Mortgage experts believe the coalition Government has changed its stance on wholesale funding, offering hope that it may take steps to resolve the current funding shortfall.
Before the election, the Conservative party pledged in its manifesto to make the mortgage market less dependent on wholesale funding.
It said: “We will reform the regulation and structure of the banking system to ensure lower levels of leverage, less dependence on unstable wholesale funding and greater availability of credit for small and medium-sized enterprises.”
However, a recent Treasury green paper entitled, Financing the Private Sector Recovery, says: “Securitisation can be an important source of funding for both banks and non-bank lenders. The financial crisis indicated significant underlying failings in these markets as previously constituted and underlines the importance of reform to ensure that in the future the securitisation market is a more sustainable and robust market.”
Cicero Consulting director Iain Anderson says: “There is absolutely no doubt that since the election there has been a marked shift in the stance of the coalition from what they were saying before the election which suggested they would not touch wholesale funding with a bargepole.”
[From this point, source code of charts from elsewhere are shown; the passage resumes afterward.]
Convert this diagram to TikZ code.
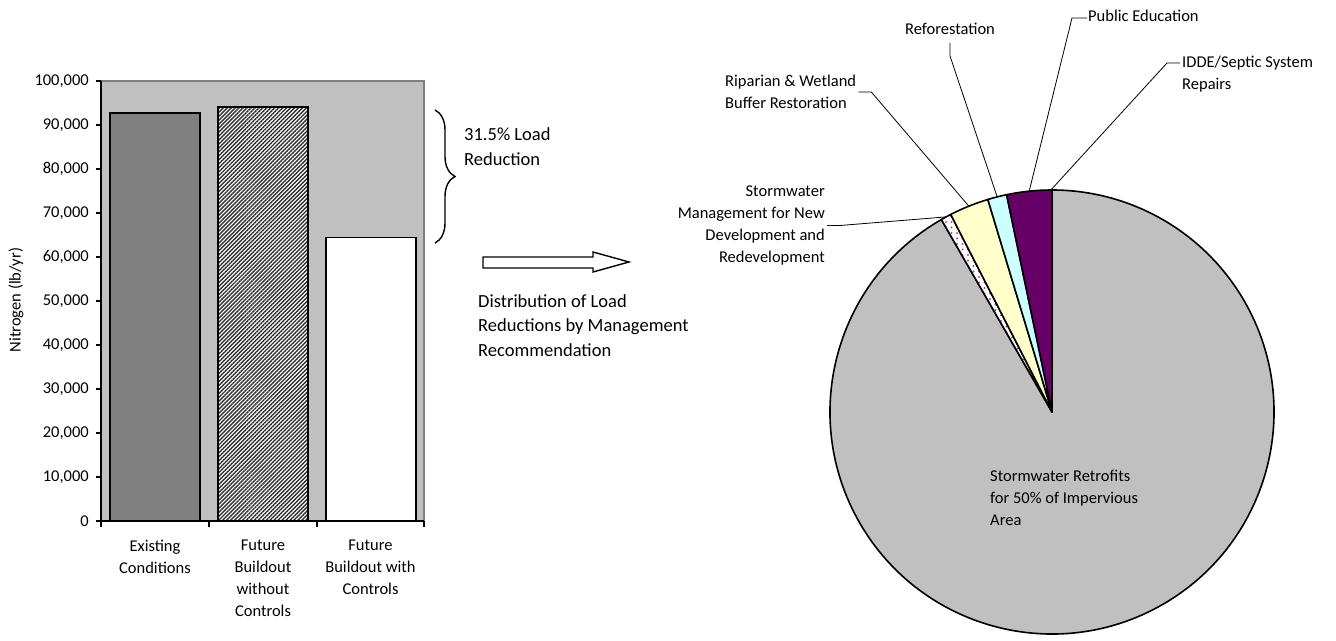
\documentclass[tikz,border=0pt]{standalone}
\usepackage{fontspec}
\setmainfont{Carlito}
\usetikzlibrary{calc,patterns.meta,decorations.pathreplacing}

\definecolor{plotgray}{HTML}{C0C0C0}
\definecolor{bardark}{HTML}{808080}
\definecolor{hatchgray}{HTML}{303030}
\definecolor{sliceyel}{HTML}{FFFFCC}
\definecolor{slicecyan}{HTML}{CCFFFF}
\definecolor{slicepurp}{HTML}{660066}
\definecolor{dotpink}{HTML}{B04C88}

\newcommand\chartfont{\fontsize{16.5}{22}\selectfont}
\newcommand\notefont{\fontsize{18.5}{24.5}\selectfont}

\begin{document}
\begin{tikzpicture}[x=1pt,y=1pt,
  bar/.style={draw=black,line width=1.6pt},
  axisline/.style={draw=black,line width=1.2pt},
  lbl/.style={font=\chartfont,inner sep=0pt},
  note/.style={font=\notefont,inner sep=0pt,align=left},
  leader/.style={line width=0.8pt},
  slice/.style={draw=black,line width=1.6pt,line join=round}]
\useasboundingbox (0,0) rectangle (1336,640);

\fill[plotgray] (101,119) rectangle (424,559);
\draw[bardark,line width=1.2pt] (101,559) -- (424,559) -- (424,119);
\draw[bar,fill=bardark] (110,119) rectangle (200,526.9);
\draw[bar,preaction={fill=white},pattern={Lines[angle=45,distance=2.8pt,line width=1.4pt]},pattern color=hatchgray] (218,119) rectangle (308,533);
\draw[bar,fill=white] (326,119) rectangle (416,402.6);
\foreach \v in {0,1,...,10}{
  \draw[axisline] (96,119+44*\v) -- (101,119+44*\v);
  \node[lbl,anchor=east] (tick\v) at (89,119+44*\v) {\ifnum\v=0 0\else\v0,000\fi};
}
\foreach \x in {101,209,317,424}
  \draw[axisline] (\x,119) -- (\x,113);
\draw[axisline] (101,559) -- (101,119) -- (424,119);

\node[lbl,align=center,anchor=north] (cat1) at (155,100) {Existing\\Conditions};
\node[lbl,align=center,anchor=north] (cat2) at (263,100) {Future\\Buildout\\without\\Controls};
\node[lbl,align=center,anchor=north] (cat3) at (370.5,100) {Future\\Buildout with\\Controls};
\node[lbl,rotate=90] (ytitle) at (16,340) {Nitrogen (lb/yr)};

\coordinate (bracetop) at (435,530);
\coordinate (bracebot) at (435,397);
\draw[line width=1.4pt,decorate,decoration={brace,amplitude=20pt}] (bracetop) -- (bracebot);
\node[note,anchor=west] (reduct) at (464,493.5) {31.5\% Load\\Reduction};

\draw[line width=1.4pt,line join=miter] (483,383) -- (593,383) -- (593,388) -- (629,378) -- (593,368) -- (593,372) -- (483,372) -- cycle;
\node[note,anchor=west] (distrib) at (478,314.5) {Distribution of Load\\Reductions by Management\\Recommendation};

\coordinate (ctr) at (1052,228);
\filldraw[slice,fill=plotgray] (ctr) -- ++(119.9:222) arc[start angle=119.9,end angle=450,radius=222] -- cycle;
\filldraw[slice,preaction={fill=white},pattern={Dots[distance=5.5pt,radius=1.2pt]},pattern color=dotpink] (ctr) -- ++(117.15:222) arc[start angle=117.15,end angle=119.9,radius=222] -- cycle;
\filldraw[slice,fill=sliceyel] (ctr) -- ++(106.8:222) arc[start angle=106.8,end angle=117.15,radius=222] -- cycle;
\filldraw[slice,fill=slicecyan] (ctr) -- ++(101.8:222) arc[start angle=101.8,end angle=106.8,radius=222] -- cycle;
\filldraw[slice,fill=slicepurp] (ctr) -- ++(90:222) arc[start angle=90,end angle=101.8,radius=222] -- cycle;

\coordinate (e-idde) at ($(ctr)+(90.3:222)$);
\coordinate (e-pub) at ($(ctr)+(95.9:222)$);
\coordinate (e-refor) at ($(ctr)+(104.3:222)$);
\coordinate (e-ripar) at ($(ctr)+(112:222)$);
\coordinate (e-swm) at ($(ctr)+(118.5:222)$);

\node[lbl,anchor=west] (pub) at (1088,624) {Public Education};
\node[lbl,anchor=west,align=left] (idde) at (1182,566) {IDDE/Septic System\\Repairs};
\node[lbl] (refor) at (950,611) {Reforestation};
\node[lbl,anchor=west,align=left] (ripar) at (725,548) {Riparian \& Wetland\\Buffer Restoration};
\node[lbl,anchor=east,align=right] (swm) at (825,414.5) {Stormwater\\Management for New\\Development and\\Redevelopment};
\node[lbl,anchor=west,align=left] (retro) at (990,142) {Stormwater Retrofits\\for 50\% of Impervious\\Area};

\draw[leader] ($(pub.west)+(-1,-2)$) -- ++(-15,0) -- (e-pub);
\draw[leader] ($(idde.west)+(-2,11)$) -- ++(-13,0) -- (e-idde);
\draw[leader] ($(refor.south)+(0,-8)$) -- ++(0,-13) -- (e-refor);
\draw[leader] ($(ripar.east)+(2,0)$) -- ++(13,0) -- (e-ripar);
\draw[leader] ($(swm.east)+(2,0)$) -- ++(13,0) -- (e-swm);
\end{tikzpicture}
\end{document}
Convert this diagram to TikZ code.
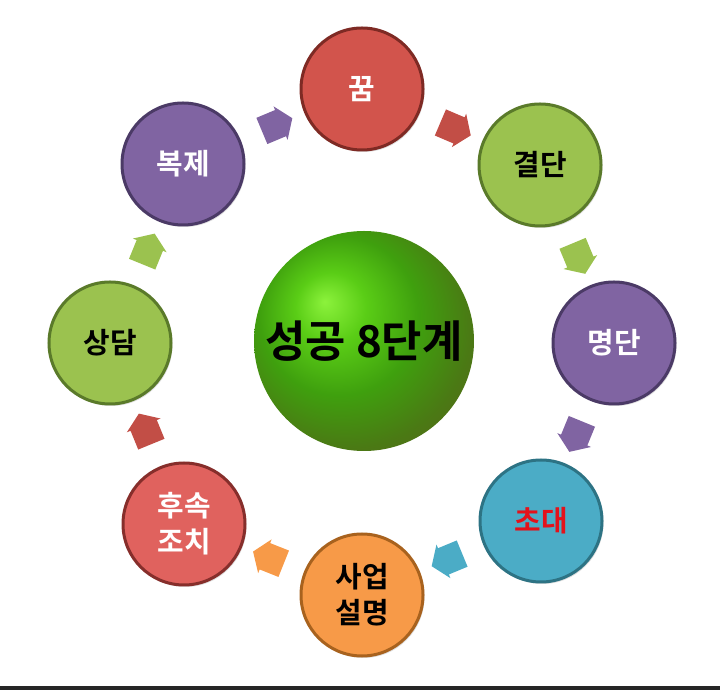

Anderson says the change is probably due to the coalition having access to the kind of data that is only available to parties in Government. He adds: “They clearly appreciate the impact on the market of not having a free-flowing wholesale market. There is a recognition in Government of the need to look at mechanisms to bring the market back.”
A Council of Mortgage Lenders spokesman says: “Clearly, we would like to see a return to a robust and secure securitisation market. What is missing is a plan for getting there and, in the meantime, lenders and borrowers are affected by a shortage of mortgage funding.”